Mentiría si dijera que tampoco pruebo el alcohol. Me gusta un buen vino para acompañar un banquete, no descarto blancos ni tintos, si bien mi preferido es el afrutado bien fresquito. También me gusta una copa o un chupito de algún licor dulzón en buena compañía. De pequeña solía también tomar cerveza y recuerdo bien su sabor, pero hablamos de hace más de cuarenta años.
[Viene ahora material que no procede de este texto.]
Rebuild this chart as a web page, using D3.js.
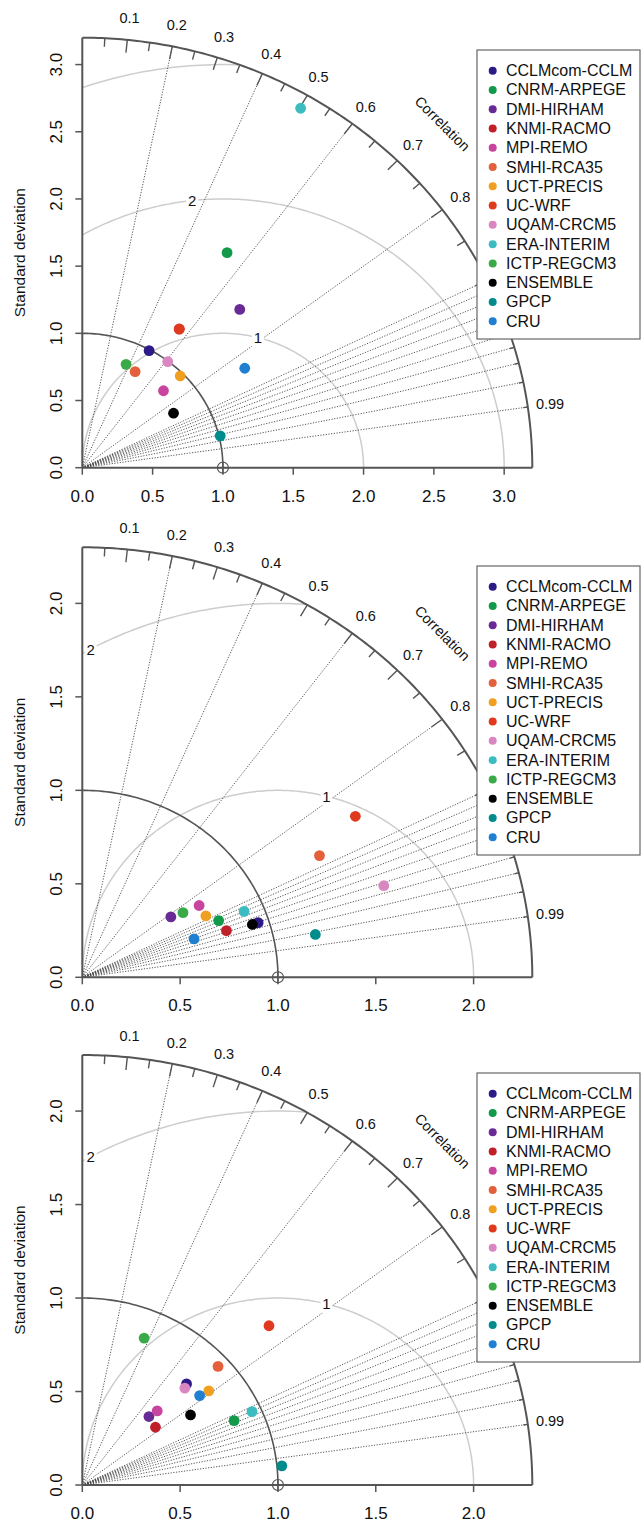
<!DOCTYPE html>
<html>
<head>
<meta charset="utf-8">
<script src="https://cdn.jsdelivr.net/npm/d3@7"></script>
<style>
  body { margin: 0; background: #fff; }
  svg { display: block; font-family: "Liberation Sans", Arial, sans-serif; }
</style>
</head>
<body>
<script>
// models in legend order
const models = ["CCLMcom-CCLM", "CNRM-ARPEGE", "DMI-HIRHAM", "KNMI-RACMO", "MPI-REMO",
  "SMHI-RCA35", "UCT-PRECIS", "UC-WRF", "UQAM-CRCM5", "ERA-INTERIM", "ICTP-REGCM3",
  "ENSEMBLE", "GPCP", "CRU"];
const colors = ["#2e1a87", "#129a4a", "#6a2a96", "#c0202a", "#c8449e", "#e4603c", "#f0a020",
  "#e03a1e", "#d987c0", "#3cbcc0", "#3aaa48", "#000000", "#008c8c", "#1f7fd0"];

// normalised standard deviation and correlation, one pair of arrays per panel
const sd1 = [0.992, 1.903, 1.625, 1.24, 0.813, 0.808, 0.975, 1.242, 0.996, 3.093, 0.830, 0.765, 1.009, 1.372];
const cor1 = [0.479, 0.541, 0.689, 0.556, 0.710, 0.465, 0.714, 0.555, 0.610, 0.502, 0.375, 0.848, 0.972, 0.842];
const sd2 = [0.945, 0.760, 0.556, 0.778, 0.710, 1.376, 0.712, 1.640, 1.617, 0.899, 0.620, 0.914, 1.213, 0.607];
const cor2 = [0.951, 0.917, 0.814, 0.947, 0.841, 0.881, 0.887, 0.851, 0.953, 0.920, 0.830, 0.951, 0.982, 0.941];
const sd3 = [0.759, 0.849, 0.500, 0.485, 0.551, 0.940, 0.819, 1.279, 0.737, 0.952, 0.847, 0.668, 1.025, 0.767];
const cor3 = [0.702, 0.914, 0.681, 0.771, 0.695, 0.738, 0.789, 0.746, 0.711, 0.911, 0.373, 0.828, 0.995, 0.782];

const sdTicks1 = [0, 0.5, 1, 1.5, 2, 2.5, 3];
const sdTicks23 = [0, 0.5, 1, 1.5, 2];
const corLabels = [0.1, 0.2, 0.3, 0.4, 0.5, 0.6, 0.7, 0.8, 0.9, 0.95, 0.99];
const bigTicks = [0.1, 0.2, 0.3, 0.4, 0.5, 0.6, 0.7, 0.8, 0.9];
const medTicks = [0.05, 0.15, 0.25, 0.35, 0.45, 0.55, 0.65, 0.75, 0.85, 0.95];
const tinyTicks = [0.91, 0.92, 0.93, 0.94, 0.95, 0.96, 0.97, 0.98, 0.99];
const corLines = [0.2, 0.4, 0.6, 0.8, 0.9, 0.91, 0.92, 0.93, 0.94, 0.95, 0.96, 0.97, 0.98, 0.99];

const panels = [
  { sd: sd1, cor: cor1, maxsd: 3.2, ticks: sdTicks1, gammas: [1, 2, 3], origin: 467.7, legendTop: 50 },
  { sd: sd2, cor: cor2, maxsd: 2.3, ticks: sdTicks23, gammas: [1, 2], origin: 977.3, legendTop: 566 },
  { sd: sd3, cor: cor3, maxsd: 2.3, ticks: sdTicks23, gammas: [1, 2], origin: 1485, legendTop: 1073 }
];

const W = 641, H = 1524;
const left = 82.3, plotW = 450, plotH = 430;
const axisCol = "#555";
const legX = 477, legW = 163, legH = 289;

const svg = d3.select("body").append("svg").attr("width", W).attr("height", H);

panels.forEach((p, pi) => {
  const x = d3.scaleLinear().domain([0, p.maxsd]).range([left, left + plotW]);
  const y = d3.scaleLinear().domain([0, p.maxsd]).range([p.origin, p.origin - plotH]);
  const g = svg.append("g");
  const line = d3.line().x(d => x(d[0])).y(d => y(d[1]));
  const arc = (r, cx, a0, a1, n) => d3.range(n + 1).map(i => {
    const a = a0 + (a1 - a0) * i / n;
    return [cx + r * Math.cos(a), r * Math.sin(a)];
  });
  const underLegend = (px, py) =>
    px > legX - 12 && px < legX + legW && py > p.legendTop - 8 && py < p.legendTop + legH + 8;

  // clip: quarter disc of radius maxsd
  const clipId = "clip" + pi;
  g.append("clipPath").attr("id", clipId)
    .append("path")
    .attr("d", line([[0, 0]].concat(arc(p.maxsd, 0, 0, Math.PI / 2, 120))) + "Z");

  // RMS difference circles around the reference point (1,0)
  const gg = g.append("g").attr("clip-path", `url(#${clipId})`);
  p.gammas.forEach(r => {
    gg.append("path")
      .attr("d", line(arc(r, 1, 0, Math.PI, 240)))
      .attr("fill", "none").attr("stroke", "#cdcdcd").attr("stroke-width", 1.5);
  });

  // correlation rays
  corLines.forEach(c => {
    const a = Math.acos(c);
    g.append("line")
      .attr("x1", x(0)).attr("y1", y(0))
      .attr("x2", x(p.maxsd * Math.cos(a))).attr("y2", y(p.maxsd * Math.sin(a)))
      .attr("stroke", "#444").attr("stroke-width", 0.9).attr("stroke-dasharray", "1.2,1.5");
  });

  // gamma labels (plotrix style label positions)
  const labelIdx = p.gammas.map((_, i) => Math.floor(45 + (70 - 45) * i / (p.gammas.length - 1)));
  p.gammas.forEach((r, i) => {
    const a = (labelIdx[i] - 1) * 0.03;
    const lx = 1 + r * Math.cos(a), ly = r * Math.sin(a);
    if (lx <= 0 || lx * lx + ly * ly > p.maxsd * p.maxsd) return;
    g.append("rect")
      .attr("x", x(lx) - 6).attr("y", y(ly) - 9).attr("width", 12).attr("height", 18)
      .attr("fill", "#fff");
    g.append("text")
      .attr("x", x(lx)).attr("y", y(ly))
      .attr("text-anchor", "middle").attr("dominant-baseline", "central")
      .attr("font-size", 15).attr("fill", "#111").text(r);
  });

  // reference sd arc and outer arc
  g.append("path").attr("d", line(arc(1, 0, 0, Math.PI / 2, 90)))
    .attr("fill", "none").attr("stroke", axisCol).attr("stroke-width", 1.6);
  g.append("path").attr("d", line(arc(p.maxsd, 0, 0, Math.PI / 2, 180)))
    .attr("fill", "none").attr("stroke", axisCol).attr("stroke-width", 2);

  // correlation ticks on the outer arc
  [[bigTicks, 0.97], [medTicks, 0.98], [tinyTicks, 0.99]].forEach(([arr, f]) => {
    arr.forEach(c => {
      const a = Math.acos(c);
      g.append("line")
        .attr("x1", x(p.maxsd * Math.cos(a))).attr("y1", y(p.maxsd * Math.sin(a)))
        .attr("x2", x(f * p.maxsd * Math.cos(a))).attr("y2", y(f * p.maxsd * Math.sin(a)))
        .attr("stroke", axisCol).attr("stroke-width", 1.4);
    });
  });
  corLabels.forEach(c => {
    const a = Math.acos(c);
    const px = x(1.05 * p.maxsd * Math.cos(a)), py = y(1.05 * p.maxsd * Math.sin(a));
    if (underLegend(px, py)) return; // hidden by the legend box
    g.append("text")
      .attr("x", px).attr("y", py)
      .attr("text-anchor", "middle").attr("dominant-baseline", "central")
      .attr("font-size", 14.5).attr("fill", "#111").text(c);
  });
  g.append("text")
    .attr("transform", `translate(${x(0.8 * p.maxsd)},${y(0.8 * p.maxsd)}) rotate(45)`)
    .attr("text-anchor", "middle").attr("dominant-baseline", "central")
    .attr("font-size", 14.5).attr("fill", "#111").text("Correlation");

  // axes
  g.append("line").attr("x1", x(0)).attr("y1", y(0)).attr("x2", x(p.maxsd)).attr("y2", y(0))
    .attr("stroke", axisCol).attr("stroke-width", 2);
  g.append("line").attr("x1", x(0)).attr("y1", y(0)).attr("x2", x(0)).attr("y2", y(p.maxsd))
    .attr("stroke", axisCol).attr("stroke-width", 2);
  p.ticks.forEach(t => {
    g.append("line").attr("x1", x(t)).attr("x2", x(t)).attr("y1", y(0)).attr("y2", y(0) + 7)
      .attr("stroke", axisCol).attr("stroke-width", 1.5);
    g.append("text").attr("x", x(t)).attr("y", y(0) + 28.5)
      .attr("text-anchor", "middle").attr("dominant-baseline", "central")
      .attr("font-size", 17).attr("fill", "#111").text(t.toFixed(1));
    g.append("line").attr("x1", x(0) - 7).attr("x2", x(0)).attr("y1", y(t)).attr("y2", y(t))
      .attr("stroke", axisCol).attr("stroke-width", 1.5);
    g.append("text").attr("transform", `translate(56,${y(t)}) rotate(-90)`)
      .attr("text-anchor", "middle").attr("dominant-baseline", "central")
      .attr("font-size", 17).attr("fill", "#111").text(t.toFixed(1));
  });
  g.append("text").attr("transform", `translate(19,${p.origin - plotH / 2}) rotate(-90)`)
    .attr("text-anchor", "middle").attr("dominant-baseline", "central")
    .attr("font-size", 15.5).attr("fill", "#111").text("Standard deviation");

  // reference point
  g.append("circle").attr("cx", x(1)).attr("cy", y(0)).attr("r", 5.5)
    .attr("fill", "none").attr("stroke", axisCol).attr("stroke-width", 1.2);
  g.append("line").attr("x1", x(1) - 5.5).attr("x2", x(1) + 5.5).attr("y1", y(0)).attr("y2", y(0))
    .attr("stroke", axisCol).attr("stroke-width", 1.2);
  g.append("line").attr("x1", x(1)).attr("x2", x(1)).attr("y1", y(0) - 5.5).attr("y2", y(0) + 5.5)
    .attr("stroke", axisCol).attr("stroke-width", 1.2);

  // model points
  g.selectAll(".pt").data(models).enter().append("circle")
    .attr("cx", (d, i) => x(p.sd[i] * p.cor[i]))
    .attr("cy", (d, i) => y(p.sd[i] * Math.sqrt(1 - p.cor[i] * p.cor[i])))
    .attr("r", 5.4)
    .attr("fill", (d, i) => colors[i]);

  // legend
  const lg = g.append("g");
  lg.append("rect").attr("x", legX).attr("y", p.legendTop).attr("width", legW).attr("height", legH)
    .attr("fill", "#fff").attr("stroke", "#666").attr("stroke-width", 1.2);
  models.forEach((m, i) => {
    const ry = p.legendTop + 20.7 + i * 19.27;
    lg.append("circle").attr("cx", 492.7).attr("cy", ry).attr("r", 4).attr("fill", colors[i]);
    lg.append("text").attr("x", 506).attr("y", ry).attr("dominant-baseline", "central")
      .attr("font-size", 16).attr("fill", "#111").text(m);
  });
});
</script>
</body>
</html>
¿Que cómo he llegado hasta aquí sin haberme muerto de aburrimiento? Seguro que más de uno se lo pregunta. Nunca he dejado de pasarlo bien sin necesidad de tomar alcohol y he dicho y he hecho lo que me ha dado la gana sin tener que buscar falsas valentías, por respeto a mi propio cuerpo y a mi salud y por miedo a que algún efecto ajeno a mi voluntad controle mi cuerpo y mis acciones. Y eso es todo.

Sin embargo, me preocupa mucho el giro que ha dado la ingesta de alcohol en nuestro país. Cuando yo era jovencita recuerdo que un hombre que bebía era un desgraciado, un echado a perder, una persona sin futuro y, si era una mujer la bebedora, todo era un susurro entre las vecinas, un absoluto tabú. En las faenas agrícolas de mi familia nunca faltaba una garrafa de vino, para los hombres. A ninguna mujer se le hubiera ocurrido pedir un vaso de vino mientras estaban cogiendo papas.

Pero las cosas han cambiado y mucho. Los chicos de ahora no van a hacer faenas agrícolas pero buscan cualquier excusa para organizar una fiesta o sumarse a ella y en prácticamente todas el alcohol es insoslayable. Los verás en la flor de la adolescencia con sus trajecitos de ejecutivo con perneras enguantadas arremangadas en las pantorrillas, en una mano su chica minifaldera encaramada en unos tacones vertiginosos y en la otra una bolsa plástica del Mercadona con los vasos, el hielo, la botella de ron y el refresco. Son menores de edad pero ellos de alguna manera se las han ingeniado para conseguir las bebidas. Y lo peor: sus padres lo saben. Y consienten. Es más, los advierten: “Tú no bebas mucho”, ¿verdad, señora? ¿Cómo los vamos a educar en no hacerlo si nosotros no damos ejemplo? ¿Cómo puedes hablar con ellos hoy para evitarles un mal trago mañana si tú solo piensas en que llegue el fin de semana para irte de copas con los colegas? ¿Cómo puedes decirles que el alcohol que tú les suministras en casa es de mayor confianza que lo que le vendan por ahí?

¿Y mucho cuánto es? Algunos, por el ansia de que sus padres solo los dejan estar hasta las doce y hay que aprovechar esas tres horitas, se dedican a beber sin parar hasta que caen en el coma etílico. Sí, un coma es un coma. ¿Sabe usted lo que es estar en coma? Pues eso. Puede que no salga de esta y muchas veces, si sale, tendrá algo dañado por ahí.

¿Y cómo podían quedarse atrás los más pequeñines? Para ellos también hemos inventado la última perversidad en fiestas para niños, parties a media tarde con atrayentes cócteles y licores sin alcohol y esas artimañas para irlos encaminando en el consumo. Luego nos extrañamos, cuando leemos en la prensa, de que el consumo de alcohol en los jóvenes se inicia a los trece años, que tenemos un gran problema de salud pública.

Abran los ojos. Tenemos un país de una gran mayoría potencialmente alcohólica, por no decir que en la mayor parte de los casos esta adicción se combina con otras mucho peores. ¿Qué futuro nos espera?